Reste donc plus qu’à espérer que la bulle spéculative boursière américaine se dégonfle en douceur…… au lieu d’éclater et de provoquer une nouvelle crise financière d‘envergure. Mais même dans le cadre du scénario le moins défavorable d’un dégonflement en douceur, l’économie réelle s’en trouvera nécessairement impactée négativement, via les traditionnels effets richesse négatifs qui entraînent immanquablement des chocs de demande (impact récessif de la diminution du patrimoine financier sur la consommation…et de façon indirecte sur l‘investissement productif via le mécanisme de l’accélérateur de l’investissement). Par ailleurs, quel que soit le dénouement de cette alternative, dégonflement ou éclatement de la bulle, il interviendra dans un contexte économique et social outre-Atlantique déjà fortement caractérisé par de spectaculaires inégalités qui se sont creusées à l’occasion de la crise des subprimes (les 1% des étasuniens les plus riches s’accaparent 20 % des revenus en 2016.….7 points de plus que la part captée par les 50 % les plus pauvres ! ). Et que ne manquera d‘aggraver une nouvelle turbulence financière, surtout dans le cadre de la politique fiscale en faveur des riches du nouvel occupant de la Maison Blanche. Et une turbulence financière dont les ondes de choc affecteront bien évidemment toute l’économie mondiale.
Alors, à quand le dénouement de cette intrigue boursière ? Et avec des effets sur l’économie mondiale de quelle ampleur ? En 2018 ? Le petit monde financier de Wall Street est vraiment bien le seul en ce début d’année à se réjouir de ses prouesses boursières de 2017, sans se poser de questions ou en faisant semblant de ne pas s’en poser…
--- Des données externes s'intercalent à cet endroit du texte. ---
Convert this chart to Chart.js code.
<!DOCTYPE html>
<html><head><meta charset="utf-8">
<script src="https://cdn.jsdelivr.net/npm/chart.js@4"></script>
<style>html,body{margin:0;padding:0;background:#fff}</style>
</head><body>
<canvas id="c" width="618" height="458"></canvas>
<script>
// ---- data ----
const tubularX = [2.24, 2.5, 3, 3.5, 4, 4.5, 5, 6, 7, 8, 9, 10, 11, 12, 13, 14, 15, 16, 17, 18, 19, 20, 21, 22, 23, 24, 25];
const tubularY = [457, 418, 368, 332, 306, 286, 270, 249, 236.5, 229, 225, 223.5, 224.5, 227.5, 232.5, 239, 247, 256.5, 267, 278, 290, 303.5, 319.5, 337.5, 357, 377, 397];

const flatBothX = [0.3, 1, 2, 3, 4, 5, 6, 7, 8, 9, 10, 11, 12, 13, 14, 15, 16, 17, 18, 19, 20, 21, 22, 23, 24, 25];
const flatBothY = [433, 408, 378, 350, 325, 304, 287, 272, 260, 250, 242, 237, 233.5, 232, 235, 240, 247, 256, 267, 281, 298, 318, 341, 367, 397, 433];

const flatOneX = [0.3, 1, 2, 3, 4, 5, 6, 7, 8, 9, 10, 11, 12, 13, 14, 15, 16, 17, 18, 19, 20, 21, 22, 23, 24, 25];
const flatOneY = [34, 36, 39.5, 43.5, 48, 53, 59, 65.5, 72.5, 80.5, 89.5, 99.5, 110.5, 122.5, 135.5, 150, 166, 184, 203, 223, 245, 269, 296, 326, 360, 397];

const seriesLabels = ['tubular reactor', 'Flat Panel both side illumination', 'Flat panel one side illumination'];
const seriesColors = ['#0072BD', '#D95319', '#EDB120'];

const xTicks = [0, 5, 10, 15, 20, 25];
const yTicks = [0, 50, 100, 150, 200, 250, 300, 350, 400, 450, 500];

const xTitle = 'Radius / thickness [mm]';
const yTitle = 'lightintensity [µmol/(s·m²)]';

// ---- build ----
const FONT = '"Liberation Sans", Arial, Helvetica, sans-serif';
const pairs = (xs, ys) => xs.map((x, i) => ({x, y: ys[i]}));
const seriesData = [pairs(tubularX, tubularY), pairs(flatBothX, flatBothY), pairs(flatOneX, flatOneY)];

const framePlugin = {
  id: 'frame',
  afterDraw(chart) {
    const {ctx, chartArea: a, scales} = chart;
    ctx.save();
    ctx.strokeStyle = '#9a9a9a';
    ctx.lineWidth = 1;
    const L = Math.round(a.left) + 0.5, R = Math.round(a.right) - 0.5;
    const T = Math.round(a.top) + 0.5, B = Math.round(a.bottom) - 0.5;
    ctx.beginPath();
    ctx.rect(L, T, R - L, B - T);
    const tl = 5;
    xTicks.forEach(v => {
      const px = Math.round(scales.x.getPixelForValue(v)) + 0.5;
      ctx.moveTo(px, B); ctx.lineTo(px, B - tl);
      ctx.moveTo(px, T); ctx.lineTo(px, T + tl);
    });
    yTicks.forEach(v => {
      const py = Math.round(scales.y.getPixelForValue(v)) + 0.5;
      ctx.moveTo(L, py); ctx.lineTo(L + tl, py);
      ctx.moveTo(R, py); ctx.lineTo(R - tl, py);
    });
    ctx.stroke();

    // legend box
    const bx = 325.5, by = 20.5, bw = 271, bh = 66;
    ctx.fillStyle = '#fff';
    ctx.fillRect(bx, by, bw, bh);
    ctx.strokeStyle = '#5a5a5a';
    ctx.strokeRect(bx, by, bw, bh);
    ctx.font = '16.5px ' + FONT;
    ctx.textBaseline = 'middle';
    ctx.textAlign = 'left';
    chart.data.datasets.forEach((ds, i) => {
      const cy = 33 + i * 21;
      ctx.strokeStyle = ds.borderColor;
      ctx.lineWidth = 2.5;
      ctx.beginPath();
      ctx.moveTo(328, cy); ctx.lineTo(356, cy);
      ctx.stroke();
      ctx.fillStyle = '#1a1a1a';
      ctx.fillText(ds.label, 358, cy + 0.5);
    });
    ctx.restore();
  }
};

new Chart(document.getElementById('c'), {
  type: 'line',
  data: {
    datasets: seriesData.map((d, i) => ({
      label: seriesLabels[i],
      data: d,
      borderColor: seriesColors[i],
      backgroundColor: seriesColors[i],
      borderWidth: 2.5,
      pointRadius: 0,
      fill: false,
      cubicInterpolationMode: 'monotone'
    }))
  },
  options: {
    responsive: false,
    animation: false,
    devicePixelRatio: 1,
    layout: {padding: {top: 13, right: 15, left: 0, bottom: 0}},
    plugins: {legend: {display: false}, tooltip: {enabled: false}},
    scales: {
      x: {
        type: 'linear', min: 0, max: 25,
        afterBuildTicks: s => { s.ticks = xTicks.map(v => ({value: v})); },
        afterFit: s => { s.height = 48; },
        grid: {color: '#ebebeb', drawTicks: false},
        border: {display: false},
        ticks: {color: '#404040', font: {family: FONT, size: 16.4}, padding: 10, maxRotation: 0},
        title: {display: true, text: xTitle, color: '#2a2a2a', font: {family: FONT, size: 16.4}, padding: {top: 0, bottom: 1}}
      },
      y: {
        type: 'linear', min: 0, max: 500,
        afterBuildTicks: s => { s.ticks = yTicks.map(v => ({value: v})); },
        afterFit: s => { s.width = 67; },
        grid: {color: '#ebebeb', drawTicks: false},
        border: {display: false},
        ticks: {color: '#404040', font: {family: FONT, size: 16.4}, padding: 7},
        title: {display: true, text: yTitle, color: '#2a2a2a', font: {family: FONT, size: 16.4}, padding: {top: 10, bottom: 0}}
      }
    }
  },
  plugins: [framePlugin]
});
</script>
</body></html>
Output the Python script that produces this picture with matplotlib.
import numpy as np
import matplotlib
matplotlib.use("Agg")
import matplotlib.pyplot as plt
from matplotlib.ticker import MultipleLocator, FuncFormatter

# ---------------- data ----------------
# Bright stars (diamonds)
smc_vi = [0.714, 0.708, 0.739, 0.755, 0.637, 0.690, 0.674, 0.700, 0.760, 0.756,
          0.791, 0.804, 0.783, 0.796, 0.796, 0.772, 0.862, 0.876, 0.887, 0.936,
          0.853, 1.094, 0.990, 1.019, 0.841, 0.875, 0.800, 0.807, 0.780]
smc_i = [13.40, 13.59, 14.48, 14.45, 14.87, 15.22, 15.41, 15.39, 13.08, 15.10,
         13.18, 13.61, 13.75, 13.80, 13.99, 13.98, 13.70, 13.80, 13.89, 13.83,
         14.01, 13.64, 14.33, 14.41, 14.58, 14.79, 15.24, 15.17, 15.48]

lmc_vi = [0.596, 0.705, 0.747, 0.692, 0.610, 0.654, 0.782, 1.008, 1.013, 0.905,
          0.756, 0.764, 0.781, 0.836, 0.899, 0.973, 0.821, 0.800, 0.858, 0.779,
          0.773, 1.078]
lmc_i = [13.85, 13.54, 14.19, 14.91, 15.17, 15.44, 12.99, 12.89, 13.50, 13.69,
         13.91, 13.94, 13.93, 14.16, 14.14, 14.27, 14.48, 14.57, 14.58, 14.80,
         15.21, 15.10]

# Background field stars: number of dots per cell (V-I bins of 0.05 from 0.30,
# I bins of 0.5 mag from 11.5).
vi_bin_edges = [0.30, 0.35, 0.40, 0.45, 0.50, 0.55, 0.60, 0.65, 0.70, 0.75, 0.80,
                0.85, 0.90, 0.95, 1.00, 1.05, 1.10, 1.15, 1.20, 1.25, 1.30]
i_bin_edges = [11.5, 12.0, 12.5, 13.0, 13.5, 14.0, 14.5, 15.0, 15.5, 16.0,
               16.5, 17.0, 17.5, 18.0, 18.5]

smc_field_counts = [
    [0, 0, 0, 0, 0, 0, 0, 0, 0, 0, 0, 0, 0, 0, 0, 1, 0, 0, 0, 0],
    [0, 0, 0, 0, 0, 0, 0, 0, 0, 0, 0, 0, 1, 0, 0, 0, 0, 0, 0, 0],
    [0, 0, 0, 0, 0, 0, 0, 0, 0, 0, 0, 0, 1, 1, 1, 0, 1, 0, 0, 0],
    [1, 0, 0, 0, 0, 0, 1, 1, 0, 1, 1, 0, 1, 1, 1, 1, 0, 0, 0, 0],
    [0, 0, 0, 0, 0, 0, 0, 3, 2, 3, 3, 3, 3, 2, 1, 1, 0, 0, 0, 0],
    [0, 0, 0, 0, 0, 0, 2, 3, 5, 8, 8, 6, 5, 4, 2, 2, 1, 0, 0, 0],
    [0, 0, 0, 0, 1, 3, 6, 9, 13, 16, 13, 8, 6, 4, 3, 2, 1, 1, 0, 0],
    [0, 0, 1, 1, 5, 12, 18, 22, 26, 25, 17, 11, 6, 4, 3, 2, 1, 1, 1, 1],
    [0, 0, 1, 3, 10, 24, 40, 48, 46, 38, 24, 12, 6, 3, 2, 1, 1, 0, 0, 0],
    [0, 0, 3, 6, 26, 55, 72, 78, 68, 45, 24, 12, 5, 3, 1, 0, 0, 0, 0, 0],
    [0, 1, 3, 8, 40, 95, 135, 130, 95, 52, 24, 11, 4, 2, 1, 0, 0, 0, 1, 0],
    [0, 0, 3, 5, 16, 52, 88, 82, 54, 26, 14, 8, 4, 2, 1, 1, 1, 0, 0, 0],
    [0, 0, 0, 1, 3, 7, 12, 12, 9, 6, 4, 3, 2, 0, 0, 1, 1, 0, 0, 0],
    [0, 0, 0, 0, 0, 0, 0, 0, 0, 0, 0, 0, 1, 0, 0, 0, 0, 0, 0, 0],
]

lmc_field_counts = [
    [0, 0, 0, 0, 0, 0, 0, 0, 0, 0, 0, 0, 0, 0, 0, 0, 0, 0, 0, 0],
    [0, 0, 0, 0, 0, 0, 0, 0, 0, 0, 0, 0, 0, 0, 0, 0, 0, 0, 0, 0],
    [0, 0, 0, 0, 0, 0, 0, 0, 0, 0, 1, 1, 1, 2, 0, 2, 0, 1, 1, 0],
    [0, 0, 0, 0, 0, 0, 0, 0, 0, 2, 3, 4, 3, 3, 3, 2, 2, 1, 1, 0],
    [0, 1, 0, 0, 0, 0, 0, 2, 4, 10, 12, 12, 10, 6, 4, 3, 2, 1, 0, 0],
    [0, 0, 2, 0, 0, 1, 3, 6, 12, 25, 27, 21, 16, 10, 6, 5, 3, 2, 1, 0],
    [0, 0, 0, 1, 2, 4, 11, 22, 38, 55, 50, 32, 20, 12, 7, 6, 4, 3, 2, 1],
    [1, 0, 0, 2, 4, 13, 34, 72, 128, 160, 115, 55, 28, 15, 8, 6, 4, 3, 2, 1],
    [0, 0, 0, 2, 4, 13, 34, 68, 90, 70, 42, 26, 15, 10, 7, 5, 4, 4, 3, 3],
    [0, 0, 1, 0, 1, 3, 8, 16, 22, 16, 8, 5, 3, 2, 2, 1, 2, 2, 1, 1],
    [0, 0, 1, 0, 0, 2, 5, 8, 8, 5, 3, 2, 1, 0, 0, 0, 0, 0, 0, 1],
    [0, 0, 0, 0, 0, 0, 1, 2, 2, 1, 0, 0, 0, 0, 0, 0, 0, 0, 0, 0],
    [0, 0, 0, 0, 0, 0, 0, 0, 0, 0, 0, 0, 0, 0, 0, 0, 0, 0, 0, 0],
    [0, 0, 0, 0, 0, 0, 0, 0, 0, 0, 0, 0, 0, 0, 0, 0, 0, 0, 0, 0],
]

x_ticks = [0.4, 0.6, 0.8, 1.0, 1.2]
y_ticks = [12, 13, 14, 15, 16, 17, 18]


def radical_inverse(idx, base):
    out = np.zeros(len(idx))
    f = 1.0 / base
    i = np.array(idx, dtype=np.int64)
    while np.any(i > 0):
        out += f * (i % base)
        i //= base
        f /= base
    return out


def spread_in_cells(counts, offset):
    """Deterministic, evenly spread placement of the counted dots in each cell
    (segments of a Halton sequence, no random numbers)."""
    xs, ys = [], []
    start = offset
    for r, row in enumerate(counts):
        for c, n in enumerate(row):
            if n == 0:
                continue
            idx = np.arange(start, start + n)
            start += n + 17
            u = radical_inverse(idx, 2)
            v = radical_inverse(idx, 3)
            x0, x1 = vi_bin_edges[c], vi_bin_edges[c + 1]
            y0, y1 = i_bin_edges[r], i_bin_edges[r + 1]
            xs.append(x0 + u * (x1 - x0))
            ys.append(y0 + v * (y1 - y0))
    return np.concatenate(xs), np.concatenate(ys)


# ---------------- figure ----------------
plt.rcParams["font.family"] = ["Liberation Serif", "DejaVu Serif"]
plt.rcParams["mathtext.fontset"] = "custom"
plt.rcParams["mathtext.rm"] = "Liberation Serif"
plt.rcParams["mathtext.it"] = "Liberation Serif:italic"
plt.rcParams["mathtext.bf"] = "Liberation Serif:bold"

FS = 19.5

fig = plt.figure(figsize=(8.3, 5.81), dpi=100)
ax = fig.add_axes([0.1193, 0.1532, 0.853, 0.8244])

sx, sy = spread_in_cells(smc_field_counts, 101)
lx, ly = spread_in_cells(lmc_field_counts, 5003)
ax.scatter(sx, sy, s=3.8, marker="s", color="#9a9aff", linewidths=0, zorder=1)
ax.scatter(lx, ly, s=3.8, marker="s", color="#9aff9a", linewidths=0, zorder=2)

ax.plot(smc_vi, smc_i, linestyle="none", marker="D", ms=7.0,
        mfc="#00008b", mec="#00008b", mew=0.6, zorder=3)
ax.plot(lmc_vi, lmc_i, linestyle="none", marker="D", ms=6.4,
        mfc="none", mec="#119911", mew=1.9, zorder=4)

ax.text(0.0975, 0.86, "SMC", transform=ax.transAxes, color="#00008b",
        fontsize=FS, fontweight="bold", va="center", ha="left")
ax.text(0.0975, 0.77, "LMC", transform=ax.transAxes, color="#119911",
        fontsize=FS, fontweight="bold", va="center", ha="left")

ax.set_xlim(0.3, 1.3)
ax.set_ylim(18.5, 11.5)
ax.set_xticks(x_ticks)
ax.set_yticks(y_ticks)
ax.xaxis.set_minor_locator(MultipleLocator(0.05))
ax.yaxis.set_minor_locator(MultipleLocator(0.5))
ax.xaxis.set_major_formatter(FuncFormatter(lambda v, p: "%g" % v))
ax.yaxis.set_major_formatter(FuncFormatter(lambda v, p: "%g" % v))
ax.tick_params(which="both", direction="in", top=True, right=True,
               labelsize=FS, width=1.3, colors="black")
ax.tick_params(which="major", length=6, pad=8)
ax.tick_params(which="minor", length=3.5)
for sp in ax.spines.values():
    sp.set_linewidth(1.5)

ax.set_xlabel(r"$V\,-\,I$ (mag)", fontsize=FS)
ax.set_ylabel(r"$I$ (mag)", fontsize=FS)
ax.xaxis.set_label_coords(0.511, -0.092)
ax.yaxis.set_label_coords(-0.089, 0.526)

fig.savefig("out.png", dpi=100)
_____________[1] « Rapport sur les inégalités mondiales 2018 », Laboratoire sur les Inégalités Mondiales de l’École d’Économie de Paris, co-auteurs : Facundo Alvaredo, Lucas Chancel, Thomas Piketty, Emmanuel Saez, Gabriel Zucman, décembre 2017.[2] « Il était une fois une bulle de crédit en Chine… », Yves Besançon, revue Idées du CNDP, n°188, juin 2017.